Benji:ADD ME ON MS!!


----------



## chickenbone (May 3, 2007)

*omair00 wrote:*


> Benji:ADD ME ON MS!!



would you cut that out already. add people to your MS on MS, not here. 


I have a lot of fond memories from rest stops...


----------



## Bendixontherails (May 3, 2007)

yep, that's what they're for... but only for the capitalist fuckers in their petro-suckers. you're not 'cooperating' if you're walking.


OMAIR- if you are trying to get someone to delete your account, as per your earlier questions, why don't you message the siteboss and ask? 
or just keep pissin people off.


----------



## FrumpyWatkins (May 3, 2007)

*Bendixontherails wrote:*


> OMAIR- if you are trying to get someone to delete your account, as per your earlier questions, why don't you message the siteboss and ask? or just keep pissin people off.



Or take his own life...


----------



## BoxcarBenji (May 4, 2007)

i never had a problem with rest stops.. but i still don't know how or why it would be illegal to stand there and loiter...


i mean shit.


it's a fuckin REST STOP


for cryin out loud.




is it really a punishable offense?


----------



## Mady (May 4, 2007)

Hitchhiking is illegal in just about every state, but the hitchin laws dont matter when you choose not to obey. Its illegal in IL where i live and i do it all the time with no hassle. This is only the second case ive heard of someone getting in trouble for this, the first being a family whos car broke down and while hitching to a gas station got arrested. Le sigh.

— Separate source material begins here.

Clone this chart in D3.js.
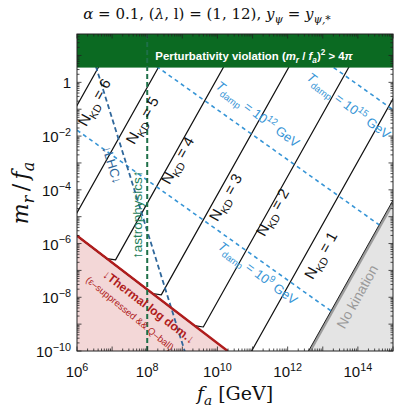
<!DOCTYPE html>
<html>
<head>
<meta charset="utf-8">
<script src="https://cdn.jsdelivr.net/npm/d3@7/dist/d3.min.js"></script>
<style>
  body { margin: 0; background: #fff; }
  svg { display: block; }
</style>
</head>
<body>
<div id="chart"></div>
<script>
// ---- data (log10 units) ----
var xDomainLog = [6, 15];          // f_a [GeV]
var yDomainLog = [-10, 1.8];       // m_r / f_a
var xTickLabels = [6, 8, 10, 12, 14];
var yTickLabels = [-10, -8, -6, -4, -2, 0];

var nkdN = [6, 5, 4, 3, 2, 1];
var nkdLogFaAtUnity = [6.37, 8.08, 9.93, 11.79, 13.50, 15.26];
var nkdSlope = 7 / 3;
var nkdLabelPos = [[6.62, -0.84], [7.99, -1.51], [8.99, -3.0], [10.36, -4.37], [11.70, -4.93], [13.07, -6.53]];
var noKinLogFaAtUnity = 16.88;
var noKinLabelPos = [13.98, -7.98];

var thermalConst = 0.29;           // log10(m_r/f_a) = 0.29 - log10(f_a)
var kinkOffset = 0.2, kinkBack = 0.25;

var tdampExp = ["9", "12", "15"];
var tdampLogYAt12 = [-7.36, -2.88, 1.77];
var tdampSlope = -0.93;
var tdampLabelPos = [[11.07, -7.23], [11.07, -1.32], [13.66, -1.0]];

var lhcAnchor = [6.57, 0.46];
var lhcSlope = -4.19;
var lhcLabelPos = [7.0, -3.07];

var astroLogFa = 8;
var astroLabelPos = [7.72, -4.93];
var perturbBound = Math.sqrt(4 * Math.PI);
var thermalLabelPos = [8.05, -8.35];
var thermalSubPos = [7.51, -8.6];

// ---- layout ----
var W = 399, H = 413;
var x = d3.scaleLog().domain(xDomainLog.map(function(d) { return Math.pow(10, d); })).range([77, 393]);
var y = d3.scaleLog().domain(yDomainLog.map(function(d) { return Math.pow(10, d); })).range([351, 34]);
function px(lf) { return x(Math.pow(10, lf)); }
function py(ly) { return y(Math.pow(10, ly)); }

var svg = d3.select("#chart").append("svg").attr("width", W).attr("height", H);
var sans = "'Liberation Sans', Arial, sans-serif";
var serif = "'DejaVu Serif', 'Liberation Serif', serif";

svg.append("clipPath").attr("id", "plotclip").append("rect")
  .attr("x", 77).attr("y", 34).attr("width", 316).attr("height", 317);

var plot = svg.append("g").attr("clip-path", "url(#plotclip)");
var line = d3.line().x(function(d) { return px(d[0]); }).y(function(d) { return py(d[1]); });

// rich text helper
function rich(sel, parts, size) {
  var cur = 0;
  parts.forEach(function(p) {
    var off = p.sup ? -0.42 * size : (p.sub ? 0.28 * size : 0);
    var ts = sel.append("tspan").attr("dy", off - cur).text(p.t);
    if (p.sup || p.sub) ts.attr("font-size", size * 0.72);
    if (p.i) ts.attr("font-style", "italic");
    cur = off;
  });
  return sel;
}

// thermal shaded region
var thermalBottom = thermalConst + 10;
plot.append("path")
  .attr("d", line([[6, thermalConst - 6], [thermalBottom, -10], [6, -10]]))
  .attr("fill", "#f3d7d7");

// no kination region
var nkBottom = noKinLogFaAtUnity - 10 / nkdSlope;
var nkRight = nkdSlope * (15 - noKinLogFaAtUnity);
plot.append("path")
  .attr("d", line([[nkBottom, -10], [15, nkRight], [15, -10]]))
  .attr("fill", "#e4e4e4");
plot.append("path")
  .attr("d", line([[nkBottom, -10], [15, nkRight]]))
  .attr("transform", "translate(1.6,0)")
  .attr("stroke", "#9c9c9c").attr("stroke-width", 2.6).attr("fill", "none");
plot.append("path")
  .attr("d", line([[nkBottom, -10], [15, nkRight]]))
  .attr("stroke", "#222").attr("stroke-width", 1).attr("fill", "none");

// N_KD lines
nkdLogFaAtUnity.forEach(function(c) {
  var kinkLf = (thermalConst + kinkOffset + nkdSlope * c) / (nkdSlope + 1);
  var topLf = c + 2 / nkdSlope;
  var pts = [];
  pts.push([5, thermalConst - 5]);
  pts.push([kinkLf - kinkBack, thermalConst - (kinkLf - kinkBack)]);
  pts.push([kinkLf, nkdSlope * (kinkLf - c)]);
  pts.push([topLf, nkdSlope * (topLf - c)]);
  plot.append("path").attr("d", line(pts))
    .attr("fill", "none").attr("stroke", "#111").attr("stroke-width", 1.2)
    .attr("stroke-linejoin", "round");
});

// T_damp lines
tdampLogYAt12.forEach(function(b) {
  var endLf = (b - 12 * tdampSlope + nkdSlope * noKinLogFaAtUnity) / (nkdSlope - tdampSlope);
  endLf = Math.min(endLf, 15);
  plot.append("path")
    .attr("d", line([[6, b + tdampSlope * (6 - 12)], [endLf, b + tdampSlope * (endLf - 12)]]))
    .attr("fill", "none").attr("stroke", "#3795d6").attr("stroke-width", 1.6)
    .attr("stroke-dasharray", "4,3.5");
});

// LHC line
plot.append("path")
  .attr("d", line([[6.4, lhcAnchor[1] + lhcSlope * (6.4 - lhcAnchor[0])],
                   [9.2, lhcAnchor[1] + lhcSlope * (9.2 - lhcAnchor[0])]]))
  .attr("fill", "none").attr("stroke", "#2f679b").attr("stroke-width", 1.8)
  .attr("stroke-dasharray", "5,3");

// thermal line
plot.append("path")
  .attr("d", line([[6, thermalConst - 6], [thermalBottom, -10]]))
  .attr("fill", "none").attr("stroke", "#b01c1c").attr("stroke-width", 2.4);

// perturbativity band
plot.append("rect")
  .attr("x", 77).attr("width", 316)
  .attr("y", 34).attr("height", py(Math.log10(perturbBound)) - 34)
  .attr("fill", "#0b6a22");

// astrophysics line
plot.append("line")
  .attr("x1", px(astroLogFa)).attr("x2", px(astroLogFa))
  .attr("y1", 34).attr("y2", 351)
  .attr("stroke", "#1e7048").attr("stroke-width", 2)
  .attr("stroke-dasharray", "5,3");

// ---- labels ----
var nkdAngle = -Math.atan(nkdSlope * 26.9 / 35.1) * 180 / Math.PI;
nkdN.forEach(function(n, i) {
  var p = nkdLabelPos[i];
  var t = svg.append("text")
    .attr("transform", "translate(" + px(p[0]) + "," + py(p[1]) + ") rotate(" + nkdAngle + ")")
    .attr("text-anchor", "middle").attr("dy", "0.35em")
    .attr("font-family", sans).attr("font-size", 15).attr("fill", "#111");
  rich(t, [{t: "N"}, {t: "KD", sub: true}, {t: " = " + n}], 15);
});

svg.append("text")
  .attr("transform", "translate(" + px(noKinLabelPos[0]) + "," + py(noKinLabelPos[1]) + ") rotate(" + nkdAngle + ")")
  .attr("text-anchor", "middle").attr("dy", "0.35em")
  .attr("font-family", sans).attr("font-size", 14).attr("fill", "#999")
  .text("No kination");

var tdAngle = Math.atan(-tdampSlope * 26.9 / 35.1) * 180 / Math.PI + 1.5;
tdampExp.forEach(function(e, i) {
  var p = tdampLabelPos[i];
  var t = svg.append("text")
    .attr("transform", "translate(" + px(p[0]) + "," + py(p[1]) + ") rotate(" + tdAngle + ")")
    .attr("text-anchor", "middle").attr("dy", "0.35em")
    .attr("font-family", sans).attr("font-size", 13).attr("fill", "#3795d6");
  rich(t, [{t: "T", i: true}, {t: "damp", sub: true}, {t: " = 10"}, {t: e, sup: true}, {t: " GeV"}], 13);
});

var lhcAngle = Math.atan(-lhcSlope * 26.9 / 35.1) * 180 / Math.PI;
svg.append("text")
  .attr("transform", "translate(" + px(lhcLabelPos[0]) + "," + py(lhcLabelPos[1]) + ") rotate(" + lhcAngle + ")")
  .attr("text-anchor", "middle").attr("dy", "0.35em")
  .attr("font-family", sans).attr("font-size", 13).attr("fill", "#2f679b")
  .text("\u2193LHC\u2193");

svg.append("text")
  .attr("transform", "translate(" + px(astroLabelPos[0]) + "," + py(astroLabelPos[1]) + ") rotate(-90)")
  .attr("text-anchor", "middle").attr("dy", "0.35em")
  .attr("font-family", sans).attr("font-size", 13.5).attr("fill", "#23805a")
  .text("\u2191astrophysics\u2191");

var thAngle = Math.atan(26.9 / 35.1) * 180 / Math.PI;
svg.append("text")
  .attr("transform", "translate(" + px(thermalLabelPos[0]) + "," + py(thermalLabelPos[1]) + ") rotate(" + thAngle + ")")
  .attr("text-anchor", "middle").attr("dy", "0.35em")
  .attr("font-family", sans).attr("font-size", 12).attr("font-weight", "bold").attr("fill", "#b01c1c")
  .text("\u2193Thermal log dom.\u2193");
svg.append("text")
  .attr("transform", "translate(" + px(thermalSubPos[0]) + "," + py(thermalSubPos[1]) + ") rotate(" + (thAngle + 2) + ")")
  .attr("text-anchor", "middle").attr("dy", "0.35em")
  .attr("font-family", sans).attr("font-size", 9.5).attr("fill", "#b01c1c")
  .text("(\u03B5\u2013suppressed && Q\u2013ball)");

var pt = svg.append("text")
  .attr("x", 254).attr("y", 60)
  .attr("text-anchor", "middle")
  .attr("font-family", sans).attr("font-size", 11.4).attr("font-weight", "bold").attr("fill", "#fff");
rich(pt, [{t: "Perturbativity violation ("}, {t: "m", i: true}, {t: "r", i: true, sub: true},
          {t: " / "}, {t: "f", i: true}, {t: "a", i: true, sub: true}, {t: ")"}, {t: "2", sup: true},
          {t: " > 4"}, {t: "\u03C0", i: true}], 11.4);

// ---- frame and ticks ----
svg.append("rect").attr("x", 77).attr("y", 34).attr("width", 316).attr("height", 317)
  .attr("fill", "none").attr("stroke", "#222").attr("stroke-width", 1);

var ticks = svg.append("g").attr("stroke", "#222").attr("stroke-width", 0.8);
for (var d = xDomainLog[0]; d < xDomainLog[1] + 0.01; d++) {
  for (var k = 1; k <= 9; k++) {
    var v = Math.log10(k) + d;
    if (v > xDomainLog[1] + 1e-6) break;
    var len = k === 1 ? 4.5 : 2.5;
    ticks.append("line").attr("x1", px(v)).attr("x2", px(v)).attr("y1", 351).attr("y2", 351 - len);
    ticks.append("line").attr("x1", px(v)).attr("x2", px(v)).attr("y1", 34).attr("y2", 34 + len);
  }
}
for (var d2 = yDomainLog[0]; d2 < yDomainLog[1]; d2++) {
  for (var k2 = 1; k2 <= 9; k2++) {
    var v2 = Math.log10(k2) + d2;
    if (v2 > yDomainLog[1] + 1e-6) break;
    var len2 = k2 === 1 ? 4.5 : 2.5;
    ticks.append("line").attr("y1", py(v2)).attr("y2", py(v2)).attr("x1", 77).attr("x2", 77 + len2);
    ticks.append("line").attr("y1", py(v2)).attr("y2", py(v2)).attr("x1", 393).attr("x2", 393 - len2);
  }
}

xTickLabels.forEach(function(e) {
  var t = svg.append("text").attr("x", px(e)).attr("y", 377)
    .attr("text-anchor", "middle").attr("font-family", sans).attr("font-size", 15).attr("fill", "#111");
  rich(t, [{t: "10"}, {t: String(e), sup: true}], 15);
});
yTickLabels.forEach(function(e) {
  var t = svg.append("text").attr("x", 71).attr("y", py(e) + 6)
    .attr("text-anchor", "end").attr("font-family", sans).attr("font-size", 15).attr("fill", "#111");
  if (e === 0) t.text("1");
  else rich(t, [{t: "10"}, {t: "\u2212" + Math.abs(e), sup: true}], 15);
});

// axis titles
var xt = svg.append("text").attr("x", 235).attr("y", 400).attr("text-anchor", "middle")
  .attr("font-family", serif).attr("font-size", 19).attr("fill", "#111");
rich(xt, [{t: "f", i: true}, {t: "a", i: true, sub: true}, {t: " [GeV]"}], 19);

var yt = svg.append("text").attr("transform", "translate(28,193) rotate(-90)").attr("text-anchor", "middle")
  .attr("font-family", serif).attr("font-size", 22).attr("fill", "#111");
rich(yt, [{t: "m", i: true}, {t: "r", i: true, sub: true}, {t: "\u2009/\u2009"}, {t: "f", i: true}, {t: "a", i: true, sub: true}], 22);

var title = svg.append("text").attr("x", 207).attr("y", 19).attr("text-anchor", "middle")
  .attr("font-family", serif).attr("font-size", 15).attr("fill", "#111");
rich(title, [{t: "\u03B1", i: true}, {t: " = 0.1, ("}, {t: "\u03BB", i: true}, {t: ", l) = (1, 12), "},
             {t: "y", i: true}, {t: "\u03C8", i: true, sub: true}, {t: " = "}, {t: "y", i: true},
             {t: "\u03C8,*", i: true, sub: true}], 15);
</script>
</body>
</html>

"Oh judge what good are your laws! The good people don't need them and the bad people don't follow them!"

Post edited by: Mady, at: 2007/05/04 02:36


----------



## BoxcarBenji (May 4, 2007)

*Mady wrote:*


> Hitchhiking is illegal in just about every state, but the hitchin laws dont matter when you choose not to obey. Its illegal in IL where i live and i do it all the time with no hassle. This is only the second case ive heard of someone getting in trouble for this, the first being a family whos car broke down and while hitching to a gas station got arrested. Le sigh.
> 
> 
> 
> ...




thanks a lot for the info. I have been doing a bit of research hearing there fidning loopholes about hitching. I've hitched across the country several times and never had a problem until this. I never even knew that police enforced these laws.


thanks for the reply.


----------